Safety in the Water
Deadly marine stingers may frequent the shorelines of the Whitsundays from October through April. The best place to swim is in the beachfront Airlie Beach lagoon.
The rivers in these parts are home to dangerous saltwater crocodiles (which mostly live in fresh water, contrary to their name), so don't swim in streams, rivers, and water holes.
Choosing a Whitsunday Base
The advantages of staying on the mainland are cheaper accommodations, a choice of restaurants, and the freedom to visit a different island each day. The mainland has jet-skiing, kayaking, parasailing, catamaran rental, and windsurfing.

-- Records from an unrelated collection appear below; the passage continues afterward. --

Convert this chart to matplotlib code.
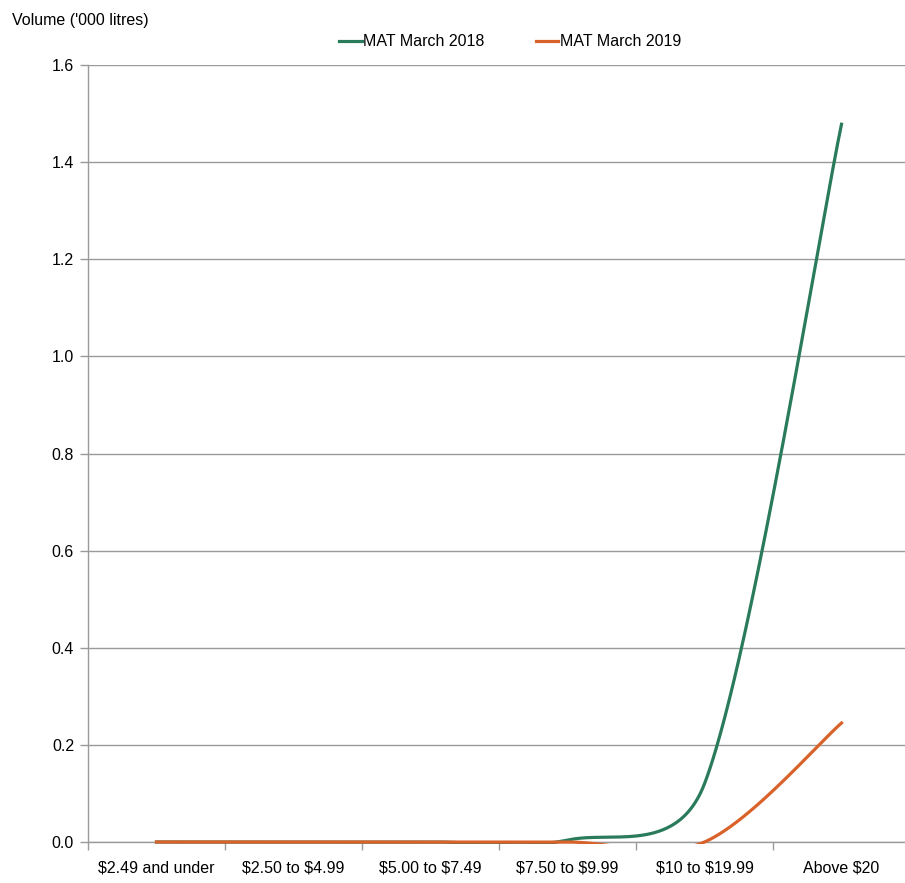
import numpy as np
import matplotlib
matplotlib.use("Agg")
import matplotlib.pyplot as plt
from matplotlib.patches import Rectangle
from matplotlib.ticker import FixedLocator, FormatStrFormatter

plt.rcParams['font.family'] = ['Liberation Sans', 'DejaVu Sans']
plt.rcParams['text.parse_math'] = False

categories = ["$2.49 and under", "$2.50 to $4.99", "$5.00 to $7.49",
              "$7.50 to $9.99", "$10 to $19.99", "Above $20"]
mat_2018 = [0.0, 0.0, 0.0, 0.004, 0.12, 1.478]
mat_2019 = [0.0, 0.0, 0.0, 0.0, 0.0, 0.245]

GREEN = "#2a7a5c"
ORANGE = "#d9622b"
GRID = "#9a9a9a"

W, H = 905, 883
AX_W, AX_H = 822, 777
YMAX = 1.6


def smooth(y, kx, ky, n=100):
    """Cubic Bezier smoothing through the points (screen space).  Tangents follow the
    neighbouring points; a control arm is shortened when its segment is much shorter
    than the adjoining one."""
    y = np.asarray(y, dtype=float)
    P = np.column_stack([np.arange(len(y)) * kx, y * ky])
    m = len(P)
    T = np.array([P[min(i + 1, m - 1)] - P[max(i - 1, 0)] for i in range(m)]) / 6.0
    d = np.linalg.norm(np.diff(P, axis=0), axis=1)

    def scale(seg, adj):
        return min(1.0, np.sqrt(2 * seg / (seg + adj)))

    t = np.linspace(0, 1, n)[:, None]
    pts = []
    for i in range(m - 1):
        s1 = scale(d[i], d[i - 1]) if i > 0 else 1.0
        s2 = scale(d[i], d[i + 1]) if i + 1 < m - 1 else 1.0
        c1 = P[i] + T[i] * s1
        c2 = P[i + 1] - T[i + 1] * s2
        pts.append((1 - t) ** 3 * P[i] + 3 * (1 - t) ** 2 * t * c1
                   + 3 * (1 - t) * t ** 2 * c2 + t ** 3 * P[i + 1])
    pts = np.vstack(pts)
    return pts[:, 0] / kx, pts[:, 1] / ky


fig = plt.figure(figsize=(W / 100, H / 100), dpi=100)
ax = fig.add_axes([88 / W, (H - 842) / H, AX_W / W, AX_H / H])

ax.set_xlim(-0.5, len(categories) - 0.5)
ax.set_ylim(0, YMAX)
kx = AX_W / len(categories)
ky = AX_H / YMAX

# clip region reaching slightly below the baseline so zero-valued runs keep full stroke width
clip = Rectangle((0, -1.6 / AX_H), 1, 1 + 10 / AX_H, transform=ax.transAxes,
                 fill=False, visible=False)
ax.add_patch(clip)

sx, sy = smooth(mat_2018, kx, ky)
g, = ax.plot(sx, sy, color=GREEN, lw=2.3, label="MAT March 2018", zorder=3)
g.set_clip_path(clip)

sx, sy = smooth(mat_2019, kx, ky)
o, = ax.plot(sx, sy, color=ORANGE, lw=2.3, label="MAT March 2019", zorder=4)
o.set_clip_path(clip)

ax.yaxis.set_major_locator(FixedLocator(np.arange(0, 1.61, 0.2)))
ax.yaxis.set_major_formatter(FormatStrFormatter('%.1f'))
ax.grid(axis='y', color=GRID, lw=1.0)
ax.set_axisbelow(True)

ax.set_xticks(np.arange(len(categories)))
ax.set_xticklabels(categories)
ax.set_xticks(np.arange(-0.5, len(categories)), minor=True)
ax.tick_params(axis='x', which='major', length=0, pad=13, labelsize=11.5)
ax.tick_params(axis='x', which='minor', length=6, color=GRID, width=1, direction='out')
ax.tick_params(axis='y', length=6, color=GRID, width=1, pad=4, labelsize=11.5)

for s in ['top', 'right']:
    ax.spines[s].set_visible(False)
for s in ['left', 'bottom']:
    ax.spines[s].set_color(GRID)
    ax.spines[s].set_linewidth(1.0)

fig.text(12 / W, 1 - 20 / H, "Volume ('000 litres)", fontsize=11.5, va='center', ha='left')

leg = fig.legend(loc='center', bbox_to_anchor=(510 / W, 1 - 42 / H), ncol=2,
                 frameon=False, fontsize=11.5, handlelength=1.4, handletextpad=0.1,
                 columnspacing=3.2)

fig.savefig("out.png", dpi=100)
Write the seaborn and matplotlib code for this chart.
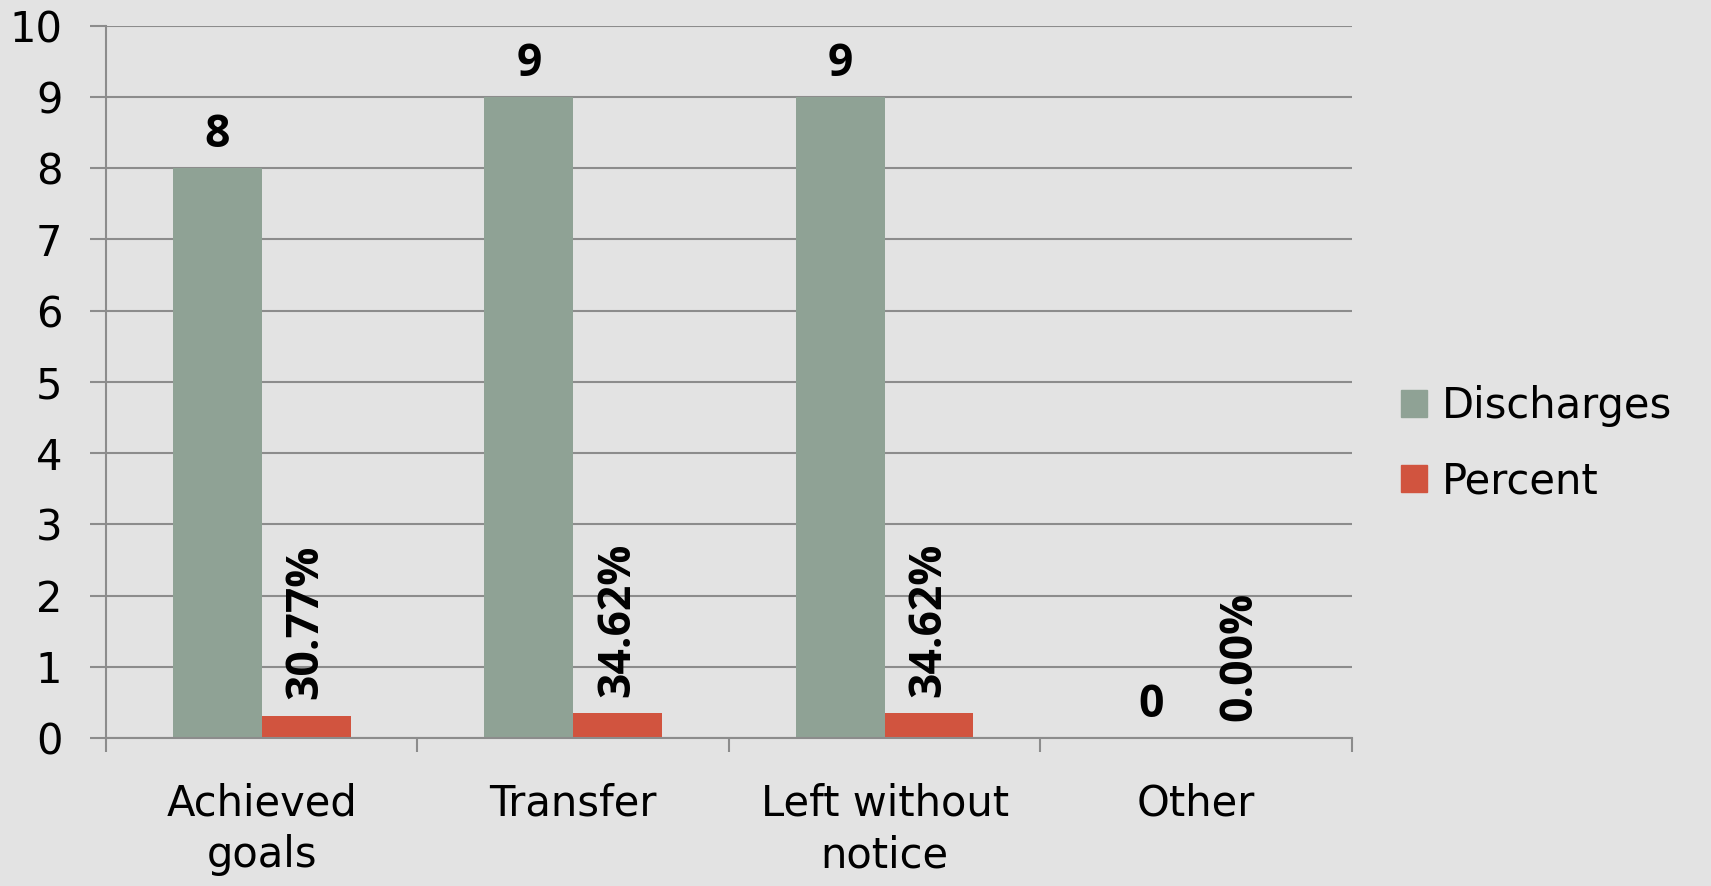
import pandas as pd
import matplotlib.pyplot as plt
import seaborn as sns
import numpy as np

# --- data ---
categories = ["Achieved\ngoals", "Transfer", "Left without\nnotice", "Other"]
discharges = [8, 9, 9, 0]
percent = [0.3077, 0.3462, 0.3462, 0.0]
percent_labels = ["30.77%", "34.62%", "34.62%", "0.00%"]
series = ["Discharges", "Percent"]
colors = ["#8FA295", "#D1543F"]

df = pd.DataFrame({
    "category": categories * 2,
    "series": [series[0]] * 4 + [series[1]] * 4,
    "value": discharges + percent,
})

sns.set_theme(style="white")
plt.rcParams["font.family"] = ["DejaVu Sans"]
plt.rcParams["text.color"] = "black"
plt.rcParams["xtick.labelcolor"] = "black"
plt.rcParams["ytick.labelcolor"] = "black"

bg = "#E3E3E3"
grid_c = "#8C8C8C"
label_font = ["Open Sans", "DejaVu Sans"]

fig = plt.figure(figsize=(17.11, 8.86), dpi=100, facecolor=bg)
ax = fig.add_axes([0.062, 0.167, 0.728, 0.804])
ax.set_facecolor(bg)

sns.barplot(data=df, x="category", y="value", hue="series", order=categories,
            hue_order=series, palette=colors, width=0.57, gap=0,
            saturation=1, linewidth=0, legend=False, ax=ax)

ax.set_ylim(0, 10)
ax.set_xlim(-0.5, 3.5)
ax.set_yticks(range(0, 11))
ax.yaxis.grid(True, color=grid_c, linewidth=1.5)
ax.set_axisbelow(True)
ax.tick_params(axis="y", left=True, length=11.5, width=1.5, color=grid_c, pad=20,
               labelsize=30, labelcolor="black")
ax.tick_params(axis="x", which="major", bottom=True, length=0, pad=32, labelsize=30,
               labelcolor="black")
ax.set_xticks(np.arange(-0.5, 4, 1), minor=True)
ax.tick_params(axis="x", which="minor", bottom=True, length=10, width=1.5, color=grid_c)
for t in ax.get_xticklabels():
    t.set_linespacing(1.3)
for s in ["top", "right"]:
    ax.spines[s].set_visible(False)
for s in ["left", "bottom"]:
    ax.spines[s].set_color(grid_c)
    ax.spines[s].set_linewidth(1.5)
ax.set_xlabel("")
ax.set_ylabel("")

# data labels
bar_groups = ax.containers
for rect, v in zip(bar_groups[0], discharges):
    ax.annotate(str(v), (rect.get_x() + rect.get_width() / 2, v),
                xytext=(0, 7), textcoords="offset points", ha="center", va="bottom",
                fontsize=32, fontweight="bold", family=label_font, color="black")
for rect, v, lab in zip(bar_groups[1], percent, percent_labels):
    ax.annotate(lab, (rect.get_x() + rect.get_width() / 2, v),
                xytext=(0, 12), textcoords="offset points", ha="center", va="bottom",
                rotation=90, fontsize=32, fontweight="bold", family=label_font,
                color="black")

handles = [plt.Rectangle((0, 0), 1, 1, color=c) for c in colors]
leg = fig.legend(handles, series, loc="center left", bbox_to_anchor=(0.819, 0.4994),
                 frameon=False, fontsize=30, handlelength=0.62, handleheight=0.62,
                 handletextpad=0.36, labelspacing=0.8, borderpad=0, borderaxespad=0)
for t in leg.get_texts():
    t.set_color("black")

fig.savefig("out.png", dpi=100, facecolor=bg)
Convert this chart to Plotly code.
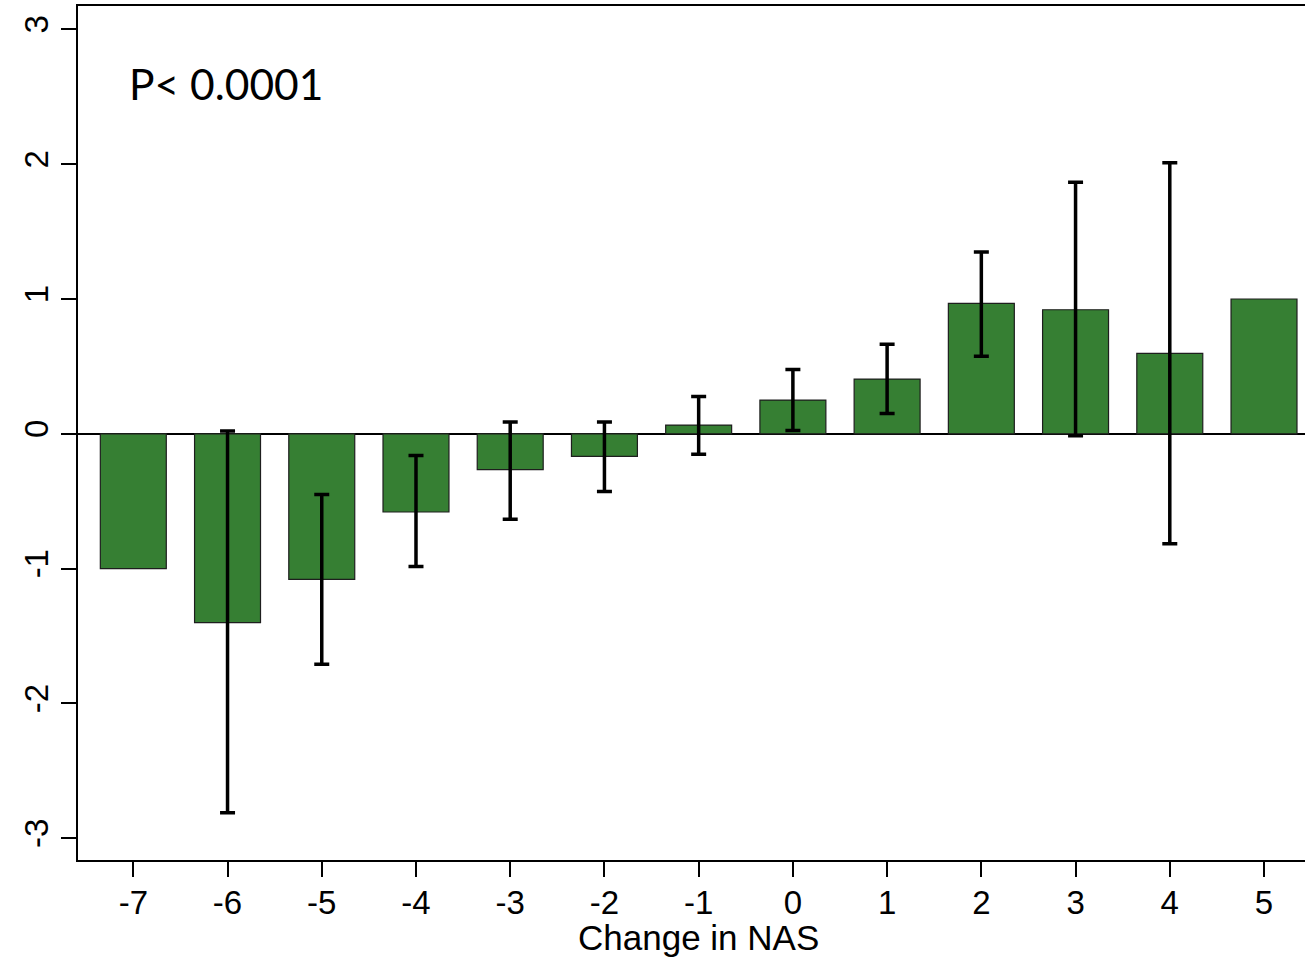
import plotly.graph_objects as go

nas_change = [-7, -6, -5, -4, -3, -2, -1, 0, 1, 2, 3, 4, 5]
mean_value = [-1.00, -1.40, -1.08, -0.58, -0.265, -0.168, 0.065, 0.25, 0.406, 0.967, 0.92, 0.596, 1.00]
ci_upper = [None, 0.02, -0.45, -0.16, 0.087, 0.087, 0.277, 0.477, 0.665, 1.348, 1.865, 2.01, None]
ci_lower = [None, -2.81, -1.71, -0.985, -0.634, -0.427, -0.151, 0.025, 0.15, 0.576, -0.015, -0.816, None]
y_ticks = [-3, -2, -1, 0, 1, 2, 3]
p_text = "P< 0.0001"
x_title = "Change in NAS"

# points that have confidence intervals
ci_idx = [i for i, u in enumerate(ci_upper) if u is not None]
ci_x = [nas_change[i] for i in ci_idx]
ci_y = [mean_value[i] for i in ci_idx]
err_plus = [ci_upper[i] - mean_value[i] for i in ci_idx]
err_minus = [mean_value[i] - ci_lower[i] for i in ci_idx]

fig = go.Figure()
fig.add_trace(go.Bar(
    x=nas_change, y=mean_value, width=0.7,
    marker=dict(color="rgb(54,127,51)", line=dict(color="rgb(30,30,30)", width=1.2)),
))
fig.add_trace(go.Scatter(
    x=ci_x, y=ci_y, mode="markers",
    marker=dict(size=1, opacity=0),
    error_y=dict(type="data", symmetric=False, array=err_plus, arrayminus=err_minus,
                 color="black", thickness=3.5, width=7.5),
))

fig.update_layout(
    width=1305, height=958,
    margin=dict(l=78, r=0, t=6, b=98),
    paper_bgcolor="white", plot_bgcolor="white",
    showlegend=False,
    font=dict(family="Liberation Sans, Arial, sans-serif", color="black"),
    xaxis=dict(
        range=[-7.587, 5.435], tickmode="array", tickvals=nas_change,
        ticktext=[str(v) for v in nas_change],
        showline=True, linecolor="black", linewidth=2, mirror=True,
        ticks="outside", ticklen=15, tickwidth=1.5, tickcolor="black",
        tickfont=dict(size=33), showgrid=False, zeroline=False,
        ticklabelstandoff=-3,
    ),
    yaxis=dict(
        range=[-3.161, 3.173], tickmode="array", tickvals=y_ticks,
        ticktext=[str(v) for v in y_ticks], tickangle=-90,
        showline=True, linecolor="black", linewidth=2,
        ticks="outside", ticklen=15, tickwidth=1.5, tickcolor="black",
        tickfont=dict(size=33), showgrid=False,
        zeroline=True, zerolinecolor="black", zerolinewidth=1.5,
    ),
    annotations=[
        dict(text=p_text, xref="paper", yref="paper",
             x=(127 - 78) / 1227, y=(860 - 84) / 854, xanchor="left", yanchor="middle",
             showarrow=False, font=dict(family="Lato, Open Sans, sans-serif", size=42.5, color="black")),
        dict(text=x_title, xref="x", yref="paper", x=-1, y=(860 - 937) / 854,
             xanchor="center", yanchor="middle", showarrow=False,
             font=dict(family="Liberation Sans, Arial, sans-serif", size=35, color="black")),
    ],
)

fig.write_html("out.html", config={"displayModeBar": False},
               post_script="document.body.style.margin='0';document.body.style.overflow='hidden';")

The main advantage of staying on an island is that swimming, snorkeling, bushwalking, and a huge range of watersports, many of them free, are right outside your door. The deadly stingers that can infest Airlie's shores do not make it to the islands, so swimming in the islands is safe year-round. You won't be isolated if you stay on an island, because most Great Barrier Reef cruise boats, sail-and-snorkel yacht excursions, Whitehaven Beach cruises, dive boats, fishing tour vessels, and so on stop at the island resorts every day or on a frequent basis. Be warned, however, that once you're "captive" on an island, you may be slugged with high food and drink prices. Bear in mind, too, that although most island resorts offer nonmotorized watersports, such as windsurfing and catamaran sailing, free of charge, you will pay for activities that use fuel, such as parasailing, water-skiing, and dinghy rental.
In some places in the Whitsundays, extreme low tides may reveal rocky mud flats below the sand line. Watersports can be limited then because of the low water level.